Subeditors these days are an endangered species as newsrooms cut back on production costs but Evans venerates subs as “the hidden impresarios of the news”. These male craftsmen (women were virtually non-existent) sorted out the reporters’ stories, wrote the headlines and ticked up the copy to length before it was dispatched for processing into hot metal and, finally, the printed word.
Evans himself was a master craftsman. Few journalists could match his expertise in basic editing skills, whether cropping a picture, honing an intro or selecting the correct font size. His five-volume series on editing, design and photojournalism, published 30 years ago, still ranks as the last word on the subject.
As an editor, he was a self-confessed meddler, especially when deadlines approached. But he also possessed two other enviable strengths: an eye for talent and a willingness to publish and be damned. He recognised that it was not always enough to print the truth once. “Amnesia is a characteristic of all newspapers,” he observes, “because we move on to the next story.”
Evans’s success as editor owed much to the high-mindedness of the Thomson family owners, especially Roy Thomson, the bespectacled patriarch. The latter’s belief in editorial independence was unshakeable, born of a conviction that a great newspaper depended on the dedication and skills of a professional journalist rather than an interfering proprietor. Thomson also had a mischievous sense of humour, declaring that “part of the social mission of every great newspaper is to provide a home for a large number of salaried eccentrics”.

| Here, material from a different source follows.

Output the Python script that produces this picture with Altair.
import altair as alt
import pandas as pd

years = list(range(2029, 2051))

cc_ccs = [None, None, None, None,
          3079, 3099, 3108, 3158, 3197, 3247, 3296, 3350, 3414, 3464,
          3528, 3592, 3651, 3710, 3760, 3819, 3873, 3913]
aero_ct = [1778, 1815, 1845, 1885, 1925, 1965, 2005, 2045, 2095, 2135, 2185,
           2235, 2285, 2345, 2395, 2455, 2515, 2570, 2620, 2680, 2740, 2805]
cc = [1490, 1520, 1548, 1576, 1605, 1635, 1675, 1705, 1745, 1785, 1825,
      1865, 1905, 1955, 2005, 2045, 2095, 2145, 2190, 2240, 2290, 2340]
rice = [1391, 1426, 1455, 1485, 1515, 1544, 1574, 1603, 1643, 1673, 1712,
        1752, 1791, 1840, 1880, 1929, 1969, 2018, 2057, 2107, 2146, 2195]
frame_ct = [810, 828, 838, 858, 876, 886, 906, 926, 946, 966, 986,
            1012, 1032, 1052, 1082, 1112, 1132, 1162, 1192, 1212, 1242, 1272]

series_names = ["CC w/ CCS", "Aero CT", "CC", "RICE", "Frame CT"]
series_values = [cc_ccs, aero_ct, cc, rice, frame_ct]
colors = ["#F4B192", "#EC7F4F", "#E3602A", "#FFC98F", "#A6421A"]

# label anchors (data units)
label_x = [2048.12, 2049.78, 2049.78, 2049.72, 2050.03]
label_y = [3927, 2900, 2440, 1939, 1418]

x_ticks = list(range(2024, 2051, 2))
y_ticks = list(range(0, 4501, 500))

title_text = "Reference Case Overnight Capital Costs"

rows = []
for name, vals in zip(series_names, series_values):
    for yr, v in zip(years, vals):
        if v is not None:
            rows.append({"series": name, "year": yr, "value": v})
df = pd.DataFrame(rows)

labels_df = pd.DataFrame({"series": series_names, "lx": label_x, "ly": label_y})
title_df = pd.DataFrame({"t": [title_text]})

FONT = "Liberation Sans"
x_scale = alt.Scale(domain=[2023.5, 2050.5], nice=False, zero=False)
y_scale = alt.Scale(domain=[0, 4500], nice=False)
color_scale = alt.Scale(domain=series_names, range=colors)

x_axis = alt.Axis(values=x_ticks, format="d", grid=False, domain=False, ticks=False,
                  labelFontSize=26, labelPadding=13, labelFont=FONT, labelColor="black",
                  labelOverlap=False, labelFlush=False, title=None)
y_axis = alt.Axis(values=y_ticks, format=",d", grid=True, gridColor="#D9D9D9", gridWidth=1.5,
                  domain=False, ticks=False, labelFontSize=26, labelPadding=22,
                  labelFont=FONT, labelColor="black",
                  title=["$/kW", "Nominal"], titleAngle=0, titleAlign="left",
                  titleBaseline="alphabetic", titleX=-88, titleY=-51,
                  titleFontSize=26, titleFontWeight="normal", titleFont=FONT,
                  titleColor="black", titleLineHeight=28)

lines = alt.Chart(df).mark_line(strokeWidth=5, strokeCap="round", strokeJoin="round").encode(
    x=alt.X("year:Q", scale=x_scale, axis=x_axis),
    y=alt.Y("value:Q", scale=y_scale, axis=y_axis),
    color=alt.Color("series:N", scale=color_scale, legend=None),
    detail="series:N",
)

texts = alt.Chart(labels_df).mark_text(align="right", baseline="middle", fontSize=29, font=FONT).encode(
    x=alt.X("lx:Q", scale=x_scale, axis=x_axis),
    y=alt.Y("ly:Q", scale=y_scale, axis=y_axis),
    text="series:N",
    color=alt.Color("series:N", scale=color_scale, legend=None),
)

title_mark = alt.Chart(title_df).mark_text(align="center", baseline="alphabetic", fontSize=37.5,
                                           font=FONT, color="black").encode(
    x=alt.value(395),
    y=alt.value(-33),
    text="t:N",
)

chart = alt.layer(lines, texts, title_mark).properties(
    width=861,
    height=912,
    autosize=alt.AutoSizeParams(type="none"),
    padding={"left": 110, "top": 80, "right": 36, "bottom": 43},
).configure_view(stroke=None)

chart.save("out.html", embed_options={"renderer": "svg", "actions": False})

The era of benevolent ownership ended with Rupert Murdoch’s successful bid in 1981. The Thomson family had no strategy for dealing with the unions which had rendered Times Newspapers ungovernable and unprofitable. But the Australian parvenu had a plan.
First, Murdoch persuaded the Thatcher government to pass on a competition probe, despite having a sizeable share of the UK newspaper market. Then he seduced Evans into leaving his Sunday stronghold to edit The Times, only to fire him less than a year later. Evans confesses that his ambition to edit a distinguished daily paper got the better of his judgment. More interesting is how he has reappraised Murdoch and his legacy.

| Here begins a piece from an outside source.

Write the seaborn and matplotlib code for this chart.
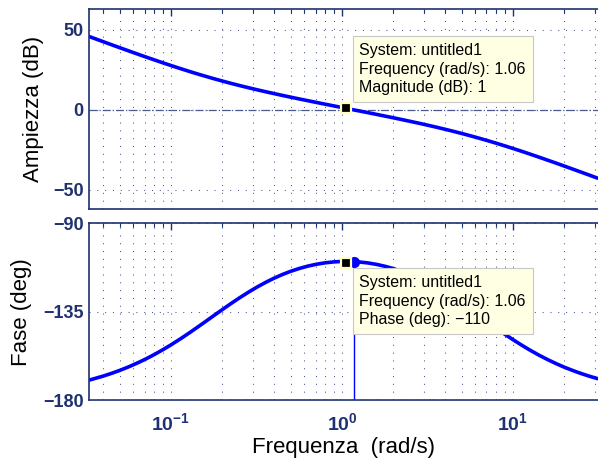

The Mephistophelian character of Evans’ account in Good Times, Bad Times (1983) has transformed into a visionary reformer. Evans now accepts that by moving his titles from Gray’s Inn Road to Wapping in London’s Docklands in 1986, Murdoch outwitted the unions and gave the newspaper industry a new lease of life.

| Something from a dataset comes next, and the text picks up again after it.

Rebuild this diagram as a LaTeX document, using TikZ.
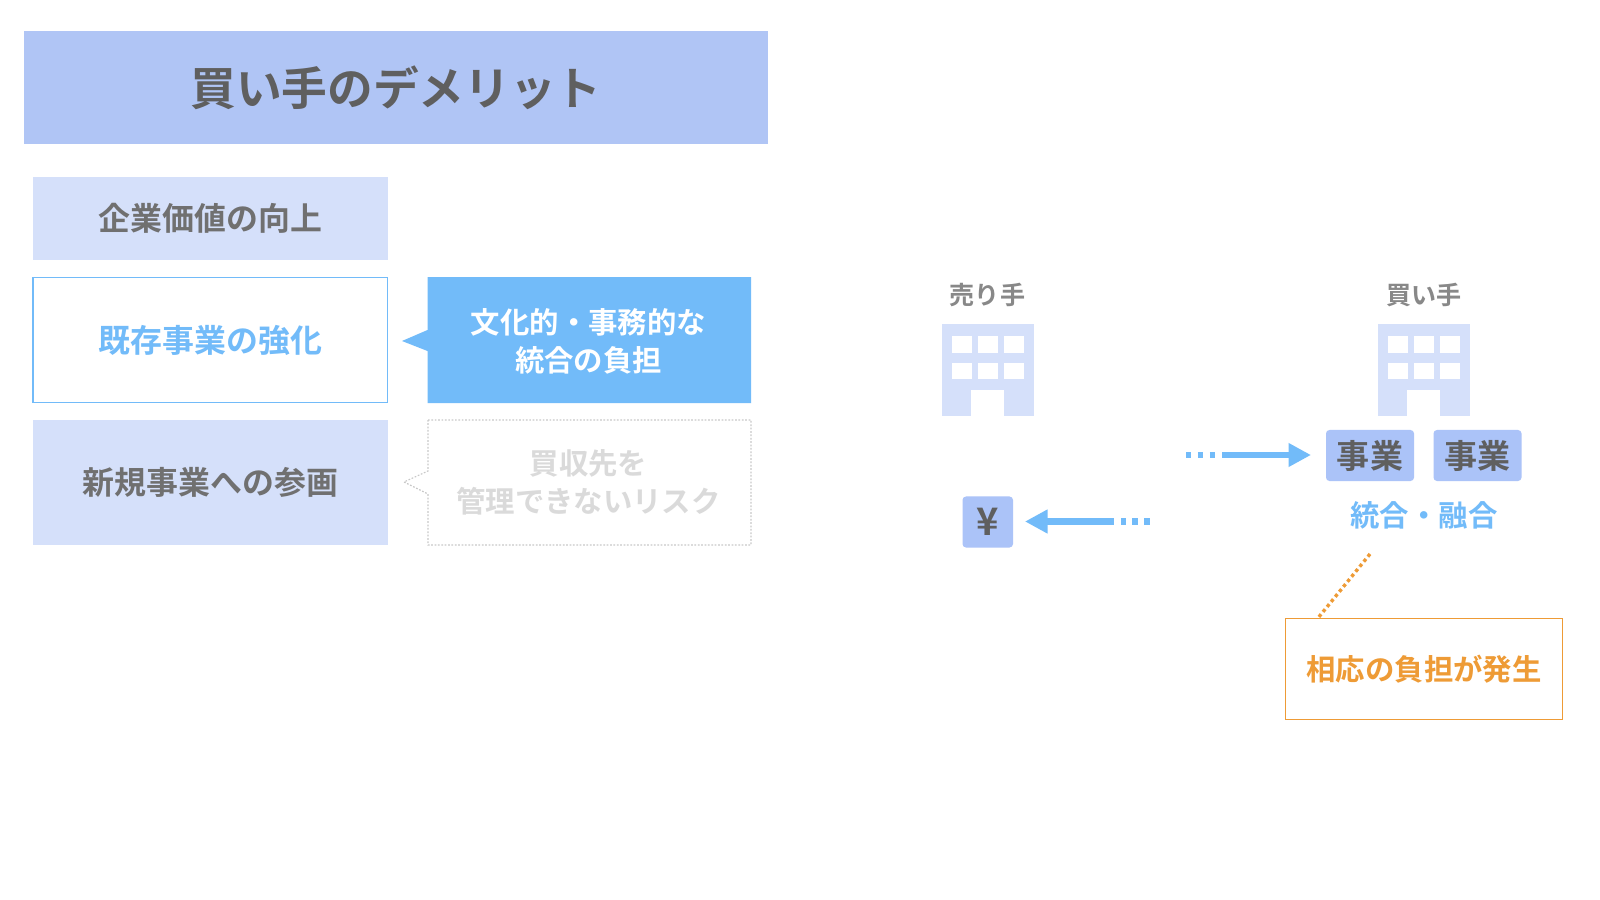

In fact, both Evans and Murdoch have more affinity with each other than either would care to admit. Both rose to prominence as anti-establishment characters; both moved to a bigger stage in America and became US citizens. Evans writes that Britain has “a penchant for secrecy, social privilege and the nurturing of an educational elite remained pervasive in the culture and has not been quite expunged to this day”. Murdoch could easily have written the same words (though he did attend Oxford).
After the privations of wartime Manchester and the snooty sniping of the Oxbridge elite in London, Evans revelled in meritocratic America. He and his wife Tina Brown became one of New York’s power couples – she went on to edit Vanity Fair and The New Yorker and now runs The Daily Beast, a news blog. Evans even accepted a knighthood, confirming his view that in the US everyone has a second chance.
Is there a second chance for the newspaper industry? Murdoch has signalled that he wants all his titles to be charging for online content by next year. Once again, he is being heralded as the saviour of the industry. But the methods and scale of charging are still up in the air, even if the principle is sound. My Paper Chase is an inspiring tale but in the end it is a vivid and eloquent testament to a bygone age. For once, Evans has buried the lead. The sub-head tells the story: True Stories in Vanished Times.